The community’s grief continued after the first police updates. Funeral arrangements were set for May 16 at St. Andrew’s Episcopal Church in Wellesley, where mourners gathered to remember the siblings. Local accounts described a service focused on the children’s lives and the sudden hole left in their family, school and neighborhood. Their deaths also prompted a careful public response from officials, who released only limited facts while the case was active. The Norfolk District Attorney’s Office directed further information through official channels, and police have not released a complete timeline of the children’s final day. In the days after the deaths, neighbors described a quiet street changed by police vehicles, news crews and flowers, while many families tried to protect children from the hardest details.
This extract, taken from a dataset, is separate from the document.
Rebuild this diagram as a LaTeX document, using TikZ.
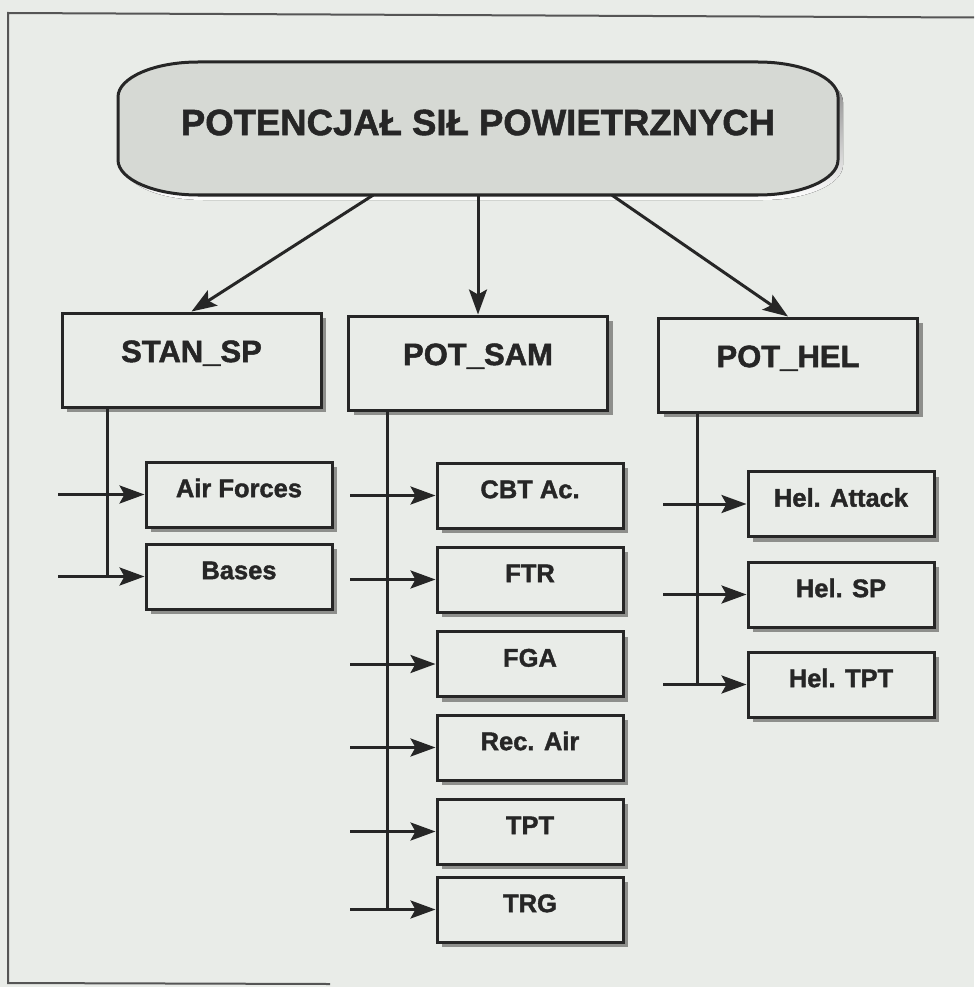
\documentclass[tikz,border=0pt]{standalone}
\usepackage{fontspec}
\setmainfont[BoldFeatures={FakeBold=1.5}]{Liberation Sans}
\usetikzlibrary{arrows.meta,shadows}

\definecolor{paper}{HTML}{E9ECE8}
\definecolor{ink}{HTML}{262626}
\definecolor{shade}{HTML}{8E8F8C}
\definecolor{capfill}{HTML}{D6D9D4}
\definecolor{framegray}{HTML}{555555}

\begin{document}
\begin{tikzpicture}[x=1pt,y=-1pt,
  box/.style={draw=ink, fill=paper, line width=3pt, text=ink, inner sep=0pt,
    drop shadow={shadow xshift=5pt, shadow yshift=-5pt, fill=shade, opacity=1}},
  midbox/.style={box, minimum width=259pt, minimum height=94pt,
    font=\fontsize{31}{31}\selectfont\bfseries, text height=22.2pt, text depth=18pt},
  leaf/.style={box, minimum width=186pt, minimum height=65pt,
    font=\fontsize{25.5}{26}\selectfont\bfseries, text height=18.3pt, text depth=13pt},
  link/.style={draw=ink, line width=3pt},
  arr/.style={link, -{Stealth[length=25pt, width=18pt, inset=5pt]}},
  frame/.style={draw=framegray, line width=2pt}
]
% page and its size
\fill[paper] (0,0) rectangle (974,987);
\useasboundingbox (0,0) rectangle (974,987);

% outer frame
\draw[frame] (974,17.5) -- (8,13) -- (8,983) -- (330,984);

% rounded title box: shadow, then body
\fill[shade, shift={(5,5)}] (198,62) -- (758,62)
  .. controls (802,62) and (838,77.75) .. (838,97) -- (838,160)
  .. controls (838,179.25) and (802,195) .. (758,195) -- (198,195)
  .. controls (154,195) and (118,179.25) .. (118,160) -- (118,97)
  .. controls (118,77.75) and (154,62) .. (198,62) -- cycle;
\filldraw[fill=capfill, draw=ink, line width=3pt] (198,62) -- (758,62)
  .. controls (802,62) and (838,77.75) .. (838,97) -- (838,160)
  .. controls (838,179.25) and (802,195) .. (758,195) -- (198,195)
  .. controls (154,195) and (118,179.25) .. (118,160) -- (118,97)
  .. controls (118,77.75) and (154,62) .. (198,62) -- cycle;
\node[font=\fontsize{36.5}{37}\selectfont\bfseries, text=ink, inner sep=0pt,
      minimum width=720pt, minimum height=133pt, text height=26.2pt, text depth=13pt]
  (top) at (478,128.5) {POTENCJAŁ SIŁ POWIETRZNYCH};

% second level
\node[midbox] (stan) at (191.5,360) {STAN\_SP};
\node[midbox] (sam)  at (478,363)   {POT\_SAM};
\node[midbox] (hel)  at (788,365)   {POT\_HEL};

\draw[arr] ([xshift=-105pt]top.south) -- (stan.north);
\draw[arr] (top.south) -- (sam.north);
\draw[arr] ([xshift=134pt]top.south) -- (hel.north);

% leaves of STAN_SP
\node[leaf] (af)    at (239,494.5) {Air Forces};
\node[leaf] (bases) at (239,576.5) {Bases};

% leaves of POT_SAM
\node[leaf] (cbt) at (530,495.5) {CBT Ac.};
\node[leaf] (ftr) at (530,579.5) {FTR};
\node[leaf] (fga) at (530,664)   {FGA};
\node[leaf] (rec) at (530,747.5) {Rec. Air};
\node[leaf] (tpt) at (530,831.5) {TPT};
\node[leaf] (trg) at (530,909.5) {TRG};

% leaves of POT_HEL
\node[leaf] (hatk) at (841,504)   {Hel. Attack};
\node[leaf] (hsp)  at (841,594.5) {Hel. SP};
\node[leaf] (htpt) at (841,684.5) {Hel. TPT};

% trunk lines and feeder starts
\coordinate (s1) at (107,0);
\coordinate (a1) at (58,0);
\coordinate (s2) at (387,0);
\coordinate (a2) at (350,0);
\coordinate (s3) at (697,0);
\coordinate (a3) at (663,0);

\draw[link] (stan.south -| s1) -- (bases.west -| s1);
\foreach \n in {af,bases}
  \draw[arr] (\n.west -| a1) -- (\n.west);

\draw[link] (sam.south -| s2) -- (trg.west -| s2);
\foreach \n in {cbt,ftr,fga,rec,tpt,trg}
  \draw[arr] (\n.west -| a2) -- (\n.west);

\draw[link] (hel.south -| s3) -- (htpt.west -| s3);
\foreach \n in {hatk,hsp,htpt}
  \draw[arr] (\n.west -| a3) -- (\n.west);
\end{tikzpicture}
\end{document}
Several core questions remain unanswered in public. Authorities have not released full autopsy reports, the exact time they believe the children died, the complete list of evidence removed from the home or the defense theory. They have not said whether digital messages, custody filings or medical evaluations will be introduced later. MacAusland is presumed innocent unless convicted. The next phase is expected to involve evidence exchange, scheduling and possible motions over statements made in Vermont. For Samuel MacAusland and the Wellesley community, the court calendar now runs beside mourning for two children who had been part of daily school life. The case could also require coordination between witnesses in Vermont and Massachusetts as prosecutors build the record for future hearings.

Investigators also face the task of separating what was known before April 24 from what became clear only afterward. Divorce files can show conflict, but they do not show every private conversation inside a home. School records can show attendance and routine, but they do not explain a parent’s intent. Police statements can describe what officers found, but they often leave out medical and forensic details until later hearings. That gap between public knowledge and courtroom proof is one reason officials have released information slowly. It also means the case may change in shape as records are filed and witnesses are called.

The case has also raised difficult questions for people who followed the family court dispute from afar. Public reports have focused on the timing of custody activity and the deaths, but court systems often move through steps that are not simple from the outside. A neutral custody reviewer can gather information, interview parents and make recommendations, but judges make decisions based on filings and hearings. Prosecutors have not accused any court official of wrongdoing. The criminal record now centers on MacAusland’s alleged acts, while the broader history may be used to explain what pressures surrounded the family.

The next scheduled hearing is July 13 in Massachusetts, where prosecutors and defense lawyers are expected to continue shaping the pretrial record. MacAusland remains jailed without bail, and no other suspect has been named.

Author note: Last updated May 19, 2026.